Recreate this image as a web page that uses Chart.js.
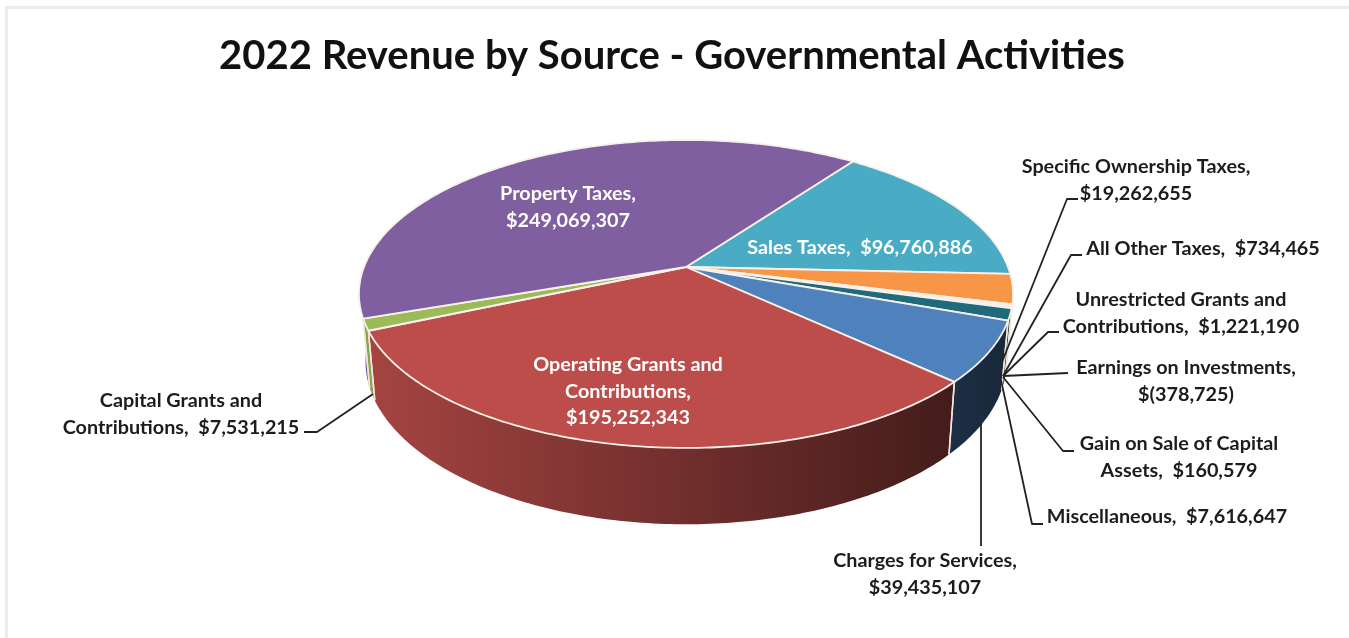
<!DOCTYPE html>
<html>
<head>
  <title>2022 Revenue by Source</title>
  <script src="https://cdn.jsdelivr.net/npm/chart.js"></script>
  <style>
    html, body { margin: 0; background: #fff; }
    #wrap { position: relative; width: 1349px; height: 638px; overflow: hidden; }
    #frame { position: absolute; left: 5px; top: 6px; width: 1341px; height: 640px; border: 3px solid #ececec; }
    canvas { position: absolute; left: 0; top: 0; }
  </style>
</head>
<body>
  <div id="wrap">
    <div id="frame"></div>
    <canvas id="myChart" width="1349" height="638"></canvas>
  </div>
  <script>
    const chartTitle = '2022 Revenue by Source - Governmental Activities';

    const categories = ['Sales Taxes', 'Specific Ownership Taxes', 'All Other Taxes',
      'Unrestricted Grants and Contributions', 'Earnings on Investments',
      'Gain on Sale of Capital Assets', 'Miscellaneous', 'Charges for Services',
      'Operating Grants and Contributions', 'Capital Grants and Contributions', 'Property Taxes'];
    const revenue = [96760886, 19262655, 734465, 1221190, -378725, 160579, 7616647,
      39435107, 195252343, 7531215, 249069307];
    const sliceColors = ['#4aabc5', '#f79646', '#e6c3a8', '#d8c8b0', '#8a8a8a', '#a9b8cf', '#1f6a7c',
      '#4f81bd', '#bc4d4a', '#9bbb59', '#7f5f9f'];

    // how each slice label wraps, {v} is the formatted amount
    const labelLines = [
      ['Sales Taxes,  {v}'],
      ['Specific Ownership Taxes,', '{v}'],
      ['All Other Taxes,  {v}'],
      ['Unrestricted Grants and', 'Contributions,  {v}'],
      ['Earnings on Investments,', '{v}'],
      ['Gain on Sale of Capital', 'Assets,  {v}'],
      ['Miscellaneous,  {v}'],
      ['Charges for Services,', '{v}'],
      ['Operating Grants and', 'Contributions,', '{v}'],
      ['Capital Grants and', 'Contributions,  {v}'],
      ['Property Taxes,', '{v}']
    ];

    // label centre x, first baseline y
    const labelSpots = [[860, 254], [1136, 173], [1203, 255], [1181, 306], [1186, 374], [1179, 450],
      [1167, 523], [925, 567], [628, 371], [181, 407], [568, 200]];
    const labelColors = ['#fff', '#1c1c1c', '#1c1c1c', '#1c1c1c', '#1c1c1c', '#1c1c1c', '#1c1c1c',
      '#1c1c1c', '#fff', '#1c1c1c', '#fff'];

    // leader polylines
    const leaders = [
      [[1002, 362], [1067, 199], [1078, 199]],
      [[1003, 376], [1071, 255], [1082, 255]],
      [[1003, 376], [1048, 332], [1059, 332]],
      [[1003, 376], [1068, 373]],
      [[1003, 377], [1063, 451], [1074, 451]],
      [[1001, 380], [1032, 524], [1043, 524]],
      [[981, 424], [981, 546]],
      [[373, 394], [317, 432], [304, 432]]
    ];

    const LABEL_FONT = 'bold 19.8px Lato';
    const LINE_GAP = 26.7;

    // tilted disc: ratios of the library's radius, k is the perspective strength
    const TILT = { rx: 1.206, ry: 0.559, k: 0.175, depth: 66 / 267, inset: 0.98 };

    function fmtMoney(v) {
      const s = Math.abs(v).toLocaleString('en-US');
      return v < 0 ? '$(' + s + ')' : '$' + s;
    }

    function topPoint(arc, t) {
      const w = 1 - TILT.k * Math.sin(t);
      return [arc.x + TILT.rx * arc.outerRadius * Math.cos(t) / w,
              arc.y + TILT.ry * arc.outerRadius * Math.sin(t) / w];
    }

    function lowPoint(arc, t) {
      const w = 1 - TILT.k * Math.sin(t);
      const f = TILT.inset;
      return [arc.x + f * TILT.rx * arc.outerRadius * Math.cos(t) / w,
              arc.y + (f * TILT.ry * Math.sin(t) + TILT.depth) * arc.outerRadius / w];
    }

    function shade(hex, f) {
      const n = parseInt(hex.slice(1), 16);
      const c = [n >> 16, (n >> 8) & 255, n & 255].map(x => Math.round(x * f));
      return 'rgb(' + c.join(',') + ')';
    }

    function rimAngles(a, b) {
      const out = [];
      const steps = Math.max(2, Math.ceil((b - a) / 0.015));
      for (let i = 0; i <= steps; i++) out.push(a + (b - a) * i / steps);
      return out;
    }

    const tiltedPie = {
      id: 'tiltedPie',
      beforeDatasetsDraw(chart) {
        const ctx = chart.ctx;
        const arcs = chart.getDatasetMeta(0).data;

        // side walls first, far ones before near ones
        const order = arcs.map((a, i) => i).sort((p, q) =>
          Math.sin((arcs[p].startAngle + arcs[p].endAngle) / 2) - Math.sin((arcs[q].startAngle + arcs[q].endAngle) / 2));
        order.forEach(i => {
          const arc = arcs[i];
          const ts = rimAngles(arc.startAngle, arc.endAngle);
          const g = ctx.createLinearGradient(370, 0, 1000, 0);
          g.addColorStop(0, shade(sliceColors[i], 0.88));
          g.addColorStop(1, shade(sliceColors[i], 0.32));
          ctx.beginPath();
          ts.forEach((t, n) => { const p = topPoint(arc, t); n ? ctx.lineTo(p[0], p[1]) : ctx.moveTo(p[0], p[1]); });
          ts.slice().reverse().forEach(t => { const p = lowPoint(arc, t); ctx.lineTo(p[0], p[1]); });
          ctx.closePath();
          ctx.fillStyle = g;
          ctx.fill();
        });

        // seams between the big slices on the wall
        ctx.strokeStyle = '#f2e6dc';
        ctx.lineWidth = 1.5;
        arcs.forEach(arc => {
          if (arc.endAngle - arc.startAngle < 0.05) return;
          [arc.startAngle, arc.endAngle].forEach(t => {
            if (Math.sin(t) < 0.05) return;
            const a = topPoint(arc, t), b = lowPoint(arc, t);
            ctx.beginPath(); ctx.moveTo(a[0], a[1]); ctx.lineTo(b[0], b[1]); ctx.stroke();
          });
        });

        // top faces
        arcs.forEach((arc, i) => {
          ctx.beginPath();
          ctx.moveTo(arc.x, arc.y);
          rimAngles(arc.startAngle, arc.endAngle).forEach(t => { const p = topPoint(arc, t); ctx.lineTo(p[0], p[1]); });
          ctx.closePath();
          ctx.fillStyle = sliceColors[i];
          ctx.fill();
          ctx.strokeStyle = '#f8f1ea';
          ctx.lineWidth = 1.8;
          ctx.lineJoin = 'round';
          ctx.stroke();
        });
        return false;
      },
      afterDraw(chart) {
        const ctx = chart.ctx;
        ctx.save();
        ctx.strokeStyle = '#222';
        ctx.lineWidth = 1.8;
        leaders.forEach(pts => {
          ctx.beginPath();
          pts.forEach((p, n) => n ? ctx.lineTo(p[0], p[1]) : ctx.moveTo(p[0], p[1]));
          ctx.stroke();
        });

        ctx.textAlign = 'center';
        ctx.textBaseline = 'alphabetic';
        ctx.font = LABEL_FONT;
        labelLines.forEach((lines, i) => {
          ctx.fillStyle = labelColors[i];
          lines.forEach((txt, n) => {
            ctx.fillText(txt.replace('{v}', fmtMoney(revenue[i])), labelSpots[i][0], labelSpots[i][1] + n * LINE_GAP);
          });
        });

        ctx.fillStyle = '#111';
        ctx.font = 'bold 40px Lato';
        ctx.fillText(chartTitle, 672, 69);
        ctx.restore();
      }
    };

    const chart = new Chart(document.getElementById('myChart').getContext('2d'), {
      type: 'pie',
      data: {
        labels: categories,
        datasets: [{ data: revenue, backgroundColor: sliceColors, borderWidth: 0 }]
      },
      options: {
        responsive: false,
        animation: false,
        rotation: 36.2,
        layout: { padding: { left: 23, bottom: 104 } },
        plugins: { legend: { display: false }, tooltip: { enabled: false } }
      },
      plugins: [tiltedPie]
    });
  </script>
</body>
</html>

#### [Stated problem]
Starting at the first line of the material, output exactly the lines up to and including the one with "const chartTitle = '2022". Do not include the pictures.

#### [Worked answer]
Recreate this image as a web page that uses Chart.js.
<!DOCTYPE html>
<html>
<head>
  <title>2022 Revenue by Source</title>
  <script src="https://cdn.jsdelivr.net/npm/chart.js"></script>
  <style>
    html, body { margin: 0; background: #fff; }
    #wrap { position: relative; width: 1349px; height: 638px; overflow: hidden; }
    #frame { position: absolute; left: 5px; top: 6px; width: 1341px; height: 640px; border: 3px solid #ececec; }
    canvas { position: absolute; left: 0; top: 0; }
  </style>
</head>
<body>
  <div id="wrap">
    <div id="frame"></div>
    <canvas id="myChart" width="1349" height="638"></canvas>
  </div>
  <script>
    const chartTitle = '2022 Revenue by Source - Governmental Activities';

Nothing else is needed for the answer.